Reproduce each line from the records that holds "file".

++++++++++

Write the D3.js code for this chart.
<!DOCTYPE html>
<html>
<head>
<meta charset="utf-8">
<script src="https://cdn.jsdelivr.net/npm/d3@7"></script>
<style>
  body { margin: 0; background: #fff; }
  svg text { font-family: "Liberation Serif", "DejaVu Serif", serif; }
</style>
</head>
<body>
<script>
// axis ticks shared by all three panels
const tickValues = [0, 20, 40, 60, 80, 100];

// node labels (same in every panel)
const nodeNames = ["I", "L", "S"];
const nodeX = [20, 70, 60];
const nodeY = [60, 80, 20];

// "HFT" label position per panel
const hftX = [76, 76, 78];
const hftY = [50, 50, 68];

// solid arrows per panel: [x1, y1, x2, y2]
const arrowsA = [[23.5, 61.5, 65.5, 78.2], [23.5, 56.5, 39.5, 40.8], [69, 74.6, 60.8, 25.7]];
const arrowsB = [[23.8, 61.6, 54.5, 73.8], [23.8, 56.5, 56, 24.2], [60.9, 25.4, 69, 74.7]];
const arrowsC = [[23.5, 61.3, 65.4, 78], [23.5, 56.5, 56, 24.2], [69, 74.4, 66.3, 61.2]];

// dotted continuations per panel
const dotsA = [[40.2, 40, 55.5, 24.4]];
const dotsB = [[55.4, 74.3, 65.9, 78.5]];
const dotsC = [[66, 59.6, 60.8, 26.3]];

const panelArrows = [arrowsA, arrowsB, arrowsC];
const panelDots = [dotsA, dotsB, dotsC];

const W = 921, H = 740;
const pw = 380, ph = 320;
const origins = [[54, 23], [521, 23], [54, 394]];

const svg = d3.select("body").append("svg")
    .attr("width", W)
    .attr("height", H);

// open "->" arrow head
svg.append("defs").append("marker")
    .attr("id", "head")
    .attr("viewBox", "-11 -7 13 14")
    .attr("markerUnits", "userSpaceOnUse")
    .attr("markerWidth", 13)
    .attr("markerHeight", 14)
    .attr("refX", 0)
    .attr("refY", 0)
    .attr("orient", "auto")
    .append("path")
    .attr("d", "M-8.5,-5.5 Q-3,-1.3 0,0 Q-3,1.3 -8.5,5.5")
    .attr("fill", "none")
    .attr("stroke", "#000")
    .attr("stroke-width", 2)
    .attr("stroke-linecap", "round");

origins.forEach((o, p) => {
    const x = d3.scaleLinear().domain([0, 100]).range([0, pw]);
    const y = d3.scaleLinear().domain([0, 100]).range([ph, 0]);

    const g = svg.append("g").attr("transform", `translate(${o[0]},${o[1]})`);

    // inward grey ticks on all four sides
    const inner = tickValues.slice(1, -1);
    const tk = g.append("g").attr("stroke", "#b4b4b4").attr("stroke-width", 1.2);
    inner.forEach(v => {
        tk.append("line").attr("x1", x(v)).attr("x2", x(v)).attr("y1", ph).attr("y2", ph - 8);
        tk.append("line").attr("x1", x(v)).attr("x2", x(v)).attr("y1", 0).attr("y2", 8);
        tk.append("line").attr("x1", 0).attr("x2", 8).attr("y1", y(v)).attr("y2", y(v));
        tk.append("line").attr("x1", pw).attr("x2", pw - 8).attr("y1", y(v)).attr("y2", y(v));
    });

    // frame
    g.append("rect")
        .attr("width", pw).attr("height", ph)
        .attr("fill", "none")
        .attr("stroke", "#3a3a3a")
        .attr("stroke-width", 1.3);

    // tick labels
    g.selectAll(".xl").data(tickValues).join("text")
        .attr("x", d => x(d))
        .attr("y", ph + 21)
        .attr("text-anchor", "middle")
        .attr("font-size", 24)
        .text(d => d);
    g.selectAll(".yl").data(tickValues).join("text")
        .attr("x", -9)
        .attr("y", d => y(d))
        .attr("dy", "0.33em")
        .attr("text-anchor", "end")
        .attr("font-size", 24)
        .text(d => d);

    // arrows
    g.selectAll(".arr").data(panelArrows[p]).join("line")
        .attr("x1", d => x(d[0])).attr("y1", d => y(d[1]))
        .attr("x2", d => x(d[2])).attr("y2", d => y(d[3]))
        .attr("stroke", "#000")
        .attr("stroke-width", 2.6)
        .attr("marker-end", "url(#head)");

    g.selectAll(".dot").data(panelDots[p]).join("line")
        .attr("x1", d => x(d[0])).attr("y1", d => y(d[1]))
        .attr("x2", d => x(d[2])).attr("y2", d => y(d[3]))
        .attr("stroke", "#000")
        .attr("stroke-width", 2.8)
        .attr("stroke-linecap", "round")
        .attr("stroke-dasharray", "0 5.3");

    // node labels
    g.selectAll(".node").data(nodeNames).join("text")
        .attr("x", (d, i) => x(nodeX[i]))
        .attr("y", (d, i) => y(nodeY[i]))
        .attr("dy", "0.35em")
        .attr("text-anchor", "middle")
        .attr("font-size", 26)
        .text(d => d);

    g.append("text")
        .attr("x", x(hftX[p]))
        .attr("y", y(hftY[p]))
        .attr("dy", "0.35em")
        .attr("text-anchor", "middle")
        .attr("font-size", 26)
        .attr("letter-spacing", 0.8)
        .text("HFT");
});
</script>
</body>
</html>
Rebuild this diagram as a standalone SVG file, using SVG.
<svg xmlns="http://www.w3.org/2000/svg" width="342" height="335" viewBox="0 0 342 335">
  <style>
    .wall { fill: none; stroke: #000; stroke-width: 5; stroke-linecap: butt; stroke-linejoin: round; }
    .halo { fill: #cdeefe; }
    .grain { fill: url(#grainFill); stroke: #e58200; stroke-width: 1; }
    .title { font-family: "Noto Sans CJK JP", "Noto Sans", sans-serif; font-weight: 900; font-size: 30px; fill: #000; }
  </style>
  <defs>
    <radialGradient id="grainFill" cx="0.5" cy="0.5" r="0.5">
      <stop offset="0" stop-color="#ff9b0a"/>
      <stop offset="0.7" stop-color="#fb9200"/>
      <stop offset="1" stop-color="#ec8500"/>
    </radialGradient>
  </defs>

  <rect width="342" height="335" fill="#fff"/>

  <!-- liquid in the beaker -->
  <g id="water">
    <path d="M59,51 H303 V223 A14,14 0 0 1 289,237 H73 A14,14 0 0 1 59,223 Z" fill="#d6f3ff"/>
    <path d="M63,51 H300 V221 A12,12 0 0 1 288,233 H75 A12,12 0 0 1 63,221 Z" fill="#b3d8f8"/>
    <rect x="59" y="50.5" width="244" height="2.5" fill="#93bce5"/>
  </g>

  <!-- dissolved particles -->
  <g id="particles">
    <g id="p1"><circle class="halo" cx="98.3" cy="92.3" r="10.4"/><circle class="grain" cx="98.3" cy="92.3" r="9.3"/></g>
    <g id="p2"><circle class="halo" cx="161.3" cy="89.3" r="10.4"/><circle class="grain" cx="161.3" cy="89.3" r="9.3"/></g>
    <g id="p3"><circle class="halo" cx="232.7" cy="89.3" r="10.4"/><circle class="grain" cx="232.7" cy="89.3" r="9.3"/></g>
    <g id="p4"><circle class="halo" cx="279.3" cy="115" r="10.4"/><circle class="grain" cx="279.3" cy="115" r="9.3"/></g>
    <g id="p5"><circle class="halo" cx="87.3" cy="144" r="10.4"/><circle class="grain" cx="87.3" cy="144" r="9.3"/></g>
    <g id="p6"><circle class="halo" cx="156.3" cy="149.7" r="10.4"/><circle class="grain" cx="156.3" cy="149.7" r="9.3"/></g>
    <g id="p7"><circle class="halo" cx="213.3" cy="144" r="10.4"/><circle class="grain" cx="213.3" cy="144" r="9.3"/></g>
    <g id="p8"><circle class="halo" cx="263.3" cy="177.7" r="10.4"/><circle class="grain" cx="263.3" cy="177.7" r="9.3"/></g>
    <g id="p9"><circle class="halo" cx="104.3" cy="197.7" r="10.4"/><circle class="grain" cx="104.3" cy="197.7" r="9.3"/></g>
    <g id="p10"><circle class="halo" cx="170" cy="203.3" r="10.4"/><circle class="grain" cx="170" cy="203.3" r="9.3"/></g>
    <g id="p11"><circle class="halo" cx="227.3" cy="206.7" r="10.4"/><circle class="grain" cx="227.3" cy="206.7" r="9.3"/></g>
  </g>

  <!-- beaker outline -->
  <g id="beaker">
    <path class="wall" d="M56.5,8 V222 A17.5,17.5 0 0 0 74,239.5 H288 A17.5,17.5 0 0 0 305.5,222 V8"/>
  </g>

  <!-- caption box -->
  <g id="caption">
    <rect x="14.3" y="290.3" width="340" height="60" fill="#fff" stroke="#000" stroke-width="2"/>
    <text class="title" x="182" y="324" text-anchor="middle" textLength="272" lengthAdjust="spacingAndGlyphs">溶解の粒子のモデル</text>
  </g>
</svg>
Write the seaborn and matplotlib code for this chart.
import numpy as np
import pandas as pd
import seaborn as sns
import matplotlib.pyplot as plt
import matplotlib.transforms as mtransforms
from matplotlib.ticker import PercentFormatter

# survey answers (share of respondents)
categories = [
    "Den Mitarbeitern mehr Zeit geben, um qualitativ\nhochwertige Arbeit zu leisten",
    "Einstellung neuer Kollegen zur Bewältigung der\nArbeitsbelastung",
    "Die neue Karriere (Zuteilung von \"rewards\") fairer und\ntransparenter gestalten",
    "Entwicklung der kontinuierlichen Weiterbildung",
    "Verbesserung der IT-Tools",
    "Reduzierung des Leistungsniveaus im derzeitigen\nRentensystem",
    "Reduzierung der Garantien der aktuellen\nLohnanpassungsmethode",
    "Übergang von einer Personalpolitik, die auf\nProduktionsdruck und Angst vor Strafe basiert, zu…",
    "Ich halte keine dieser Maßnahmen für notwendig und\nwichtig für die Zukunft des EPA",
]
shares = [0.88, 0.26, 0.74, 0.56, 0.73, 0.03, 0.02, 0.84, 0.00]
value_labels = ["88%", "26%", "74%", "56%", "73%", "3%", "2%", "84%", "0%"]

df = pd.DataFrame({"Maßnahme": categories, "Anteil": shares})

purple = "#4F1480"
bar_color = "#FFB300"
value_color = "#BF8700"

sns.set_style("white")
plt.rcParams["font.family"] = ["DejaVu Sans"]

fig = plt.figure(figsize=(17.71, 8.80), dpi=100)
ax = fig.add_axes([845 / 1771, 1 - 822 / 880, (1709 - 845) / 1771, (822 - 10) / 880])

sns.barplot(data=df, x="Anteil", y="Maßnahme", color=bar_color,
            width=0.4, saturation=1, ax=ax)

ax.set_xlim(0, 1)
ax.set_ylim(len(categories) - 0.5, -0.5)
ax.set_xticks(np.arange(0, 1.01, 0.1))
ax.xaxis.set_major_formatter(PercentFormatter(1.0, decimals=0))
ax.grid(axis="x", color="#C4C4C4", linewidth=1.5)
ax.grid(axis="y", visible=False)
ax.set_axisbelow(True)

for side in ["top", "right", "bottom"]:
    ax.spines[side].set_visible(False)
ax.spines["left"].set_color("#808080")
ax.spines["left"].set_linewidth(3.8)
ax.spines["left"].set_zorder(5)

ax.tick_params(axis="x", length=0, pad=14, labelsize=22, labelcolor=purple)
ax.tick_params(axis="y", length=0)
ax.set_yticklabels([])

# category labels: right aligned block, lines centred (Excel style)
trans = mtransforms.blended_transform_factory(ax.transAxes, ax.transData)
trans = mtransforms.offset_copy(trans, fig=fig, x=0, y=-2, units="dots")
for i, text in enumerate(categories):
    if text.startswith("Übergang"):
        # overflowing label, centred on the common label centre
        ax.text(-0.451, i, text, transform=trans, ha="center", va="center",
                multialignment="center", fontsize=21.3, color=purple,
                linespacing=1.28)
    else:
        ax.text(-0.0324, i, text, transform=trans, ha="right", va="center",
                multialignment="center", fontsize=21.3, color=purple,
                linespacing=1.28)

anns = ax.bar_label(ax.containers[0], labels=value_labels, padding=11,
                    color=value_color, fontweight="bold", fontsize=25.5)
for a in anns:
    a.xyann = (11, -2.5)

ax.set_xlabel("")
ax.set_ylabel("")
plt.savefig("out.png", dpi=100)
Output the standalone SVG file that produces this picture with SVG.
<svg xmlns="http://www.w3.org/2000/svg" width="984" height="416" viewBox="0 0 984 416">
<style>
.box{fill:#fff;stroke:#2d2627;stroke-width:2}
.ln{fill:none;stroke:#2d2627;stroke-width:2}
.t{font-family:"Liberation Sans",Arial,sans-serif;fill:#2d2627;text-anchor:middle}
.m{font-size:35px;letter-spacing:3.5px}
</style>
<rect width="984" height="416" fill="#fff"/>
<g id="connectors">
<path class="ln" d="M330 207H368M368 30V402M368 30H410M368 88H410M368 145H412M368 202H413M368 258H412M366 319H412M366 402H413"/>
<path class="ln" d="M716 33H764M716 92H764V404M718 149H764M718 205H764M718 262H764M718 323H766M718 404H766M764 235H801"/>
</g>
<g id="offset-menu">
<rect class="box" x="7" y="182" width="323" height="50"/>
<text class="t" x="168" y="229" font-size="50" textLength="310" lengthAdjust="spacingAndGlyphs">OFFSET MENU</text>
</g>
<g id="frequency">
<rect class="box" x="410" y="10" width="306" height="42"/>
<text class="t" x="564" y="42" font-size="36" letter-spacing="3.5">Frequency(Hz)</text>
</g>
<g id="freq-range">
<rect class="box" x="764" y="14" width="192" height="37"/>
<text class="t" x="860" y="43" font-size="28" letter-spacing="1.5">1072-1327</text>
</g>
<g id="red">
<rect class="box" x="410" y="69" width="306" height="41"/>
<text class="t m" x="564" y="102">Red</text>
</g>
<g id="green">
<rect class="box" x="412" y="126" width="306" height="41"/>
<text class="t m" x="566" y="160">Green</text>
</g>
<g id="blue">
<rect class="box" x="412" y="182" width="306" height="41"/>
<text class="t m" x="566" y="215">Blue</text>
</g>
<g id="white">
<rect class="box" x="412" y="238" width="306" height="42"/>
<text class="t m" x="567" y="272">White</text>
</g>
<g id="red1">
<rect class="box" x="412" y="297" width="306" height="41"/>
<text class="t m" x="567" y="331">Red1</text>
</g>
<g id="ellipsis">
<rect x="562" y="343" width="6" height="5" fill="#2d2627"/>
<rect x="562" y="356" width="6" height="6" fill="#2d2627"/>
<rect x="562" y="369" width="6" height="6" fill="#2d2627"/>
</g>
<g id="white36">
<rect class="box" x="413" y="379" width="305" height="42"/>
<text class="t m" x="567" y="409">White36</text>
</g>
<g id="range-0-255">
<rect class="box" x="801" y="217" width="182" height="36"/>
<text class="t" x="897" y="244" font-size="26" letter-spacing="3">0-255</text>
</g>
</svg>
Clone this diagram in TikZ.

++++++++++

▶ Solution:
Rebuild this diagram as a standalone SVG file, using SVG.
Output the standalone SVG file that produces this picture with SVG.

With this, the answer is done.